Discovery Networks International will take a cautious approach to doing OTT deals internationally compared to what it has done in the United States. Mark Hollinger, president and CEO, Discovery Networks International told IBC E-Daily that it was unlikely to use the same approach that it has in its home market.
   “We have only had experience of this in the United States. We have done deals with NetFlix and Amazon in the United States, two big OTT providers," Hollinger said. "However, the United States has a unique set of circumstances. Those two businesses had well established subscriber bases in the United States. We were very late in the game in terms of doing deals with them. So, whatever impact OTT was going to have in the United States was already under way. Internationally, we are careful about looking at OTT deals, because we don’t want to put content out onto distribution platforms that may further undermine the growth of pay-TV. Internationally, we have looked at more opportunity for OTT like services and TV everywhere services with our pay-TV distribution partners, as opposed to doing deals with NetFlix and Lovefilm.”
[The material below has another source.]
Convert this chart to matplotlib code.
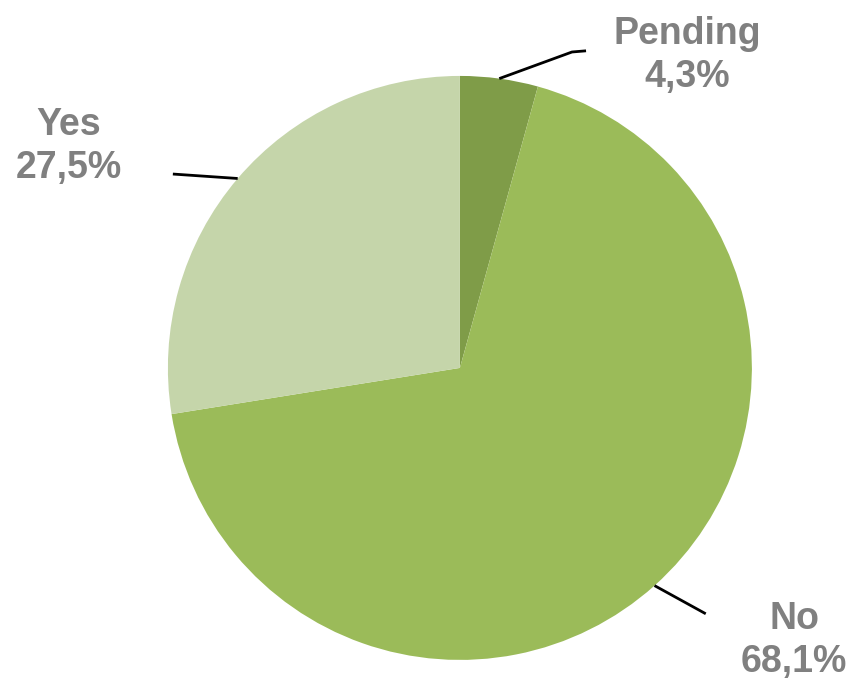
import numpy as np
import matplotlib
matplotlib.use('Agg')
import matplotlib.pyplot as plt

labels = ['Pending', 'No', 'Yes']
values = [4.3, 68.1, 27.5]
pct_text = ['4,3%', '68,1%', '27,5%']
colors = ['#7f9c48', '#9bbb59', '#c5d5aa']

# label placement (data units, pie radius = 1)
text_pos = [(0.78, 1.07), (1.145, -0.935), (-1.34, 0.76)]
line_end = [[(0.384, 1.082), (0.432, 1.086)],
            [(0.842, -0.842)],
            [(-0.983, 0.664)]]

plt.rcParams['font.family'] = ['Liberation Sans', 'DejaVu Sans']

fig = plt.figure(figsize=(8.5, 6.83), dpi=100)
ax = fig.add_axes([0, 0, 1, 1])
wedges, _ = ax.pie(values, colors=colors, startangle=90, counterclock=False,
                   radius=1, wedgeprops=dict(linewidth=0))
ax.set_xlim(-1.575, 1.336)
ax.set_ylim(-1.079, 1.260)
ax.set_aspect('equal')
ax.axis('off')

for w, lab, pct, tp, ends in zip(wedges, labels, pct_text, text_pos, line_end):
    mid = np.deg2rad((w.theta1 + w.theta2) / 2)
    pts = [(np.cos(mid), np.sin(mid))] + ends
    xs, ys = zip(*pts)
    ax.plot(xs, ys, color='black', lw=2, solid_capstyle='butt')
    ax.text(tp[0], tp[1], f'{lab}\n{pct}', ha='center', va='center',
            fontsize=27, fontweight='bold', color='#808080', linespacing=1.25)

fig.savefig('out.png', dpi=100)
   The broadcaster, which is one of the big commercial broadcast brands, is seeing opportunity across the board, and Hollinger highlighted Latin America is a hot market for the broadcaster right now. “In Latin America, we probably have the best and broadest pay-TV growth. We love that kind of growth. Brazil and Mexico are seeing great organic growth. We also have a region we call CEEMEA (Central & Eastern Europe, Middle East and Africa), which is also seeing some strong subscriber growth. There is less subscriber growth in Asia, but we are growing in markets like India with additional channel launches or the ongoing professionalization of the industry, the consolidation of operators etc,” he says. “In Western Europe, over the past year, our growth story has been about a number of FTA channels we have launched in mature markets where pay-TV has started to stall. We launched two FTA channels in Italy — one in the last year, one in Spain, and one in Germany. Growth comes from everywhere. But, if you look purely at the numbers, Latin America is number one.”
   Discovery was also one the early pioneers of 3-D TV broadcasts in the United States. Internationally, it appears unlikely the broadcaster will launch any standalone 3-D TV channels, although Hollinger denied that 3-D TV had been a disappointment to the company. He adds, “I would say on the international side, our expectations were that this was going to be a slower type of build than HD was. We needed to have more of a longer term perspective. Internationally, we have not launched 3-D TV channels. We have supplied 3-D content to our operator partners for 3-D TV on demand. Our programming works naturally on 3-D TV. I would say it is not rolling out quickly, but we were not anticipating it to roll out quickly. I would not call it disappointing.”
   From a business perspective, the key for the broadcaster is still working on the regulatory side so it can generate the revenues in some markets that it feels it is entitled too. “We have more regulatory challenges internationally than we do in the United States. In a lot of markets internationally, pay-TV does not get its fair share of the ad sales market based on its share of viewing. There will be a moment where there will be a tipping point and that will start to happen. But, pay-TV is still under-represented in some of the ad markets. The other big question is whether pay-TV is going to mature more quickly in some markets than others,” adds Hollnger.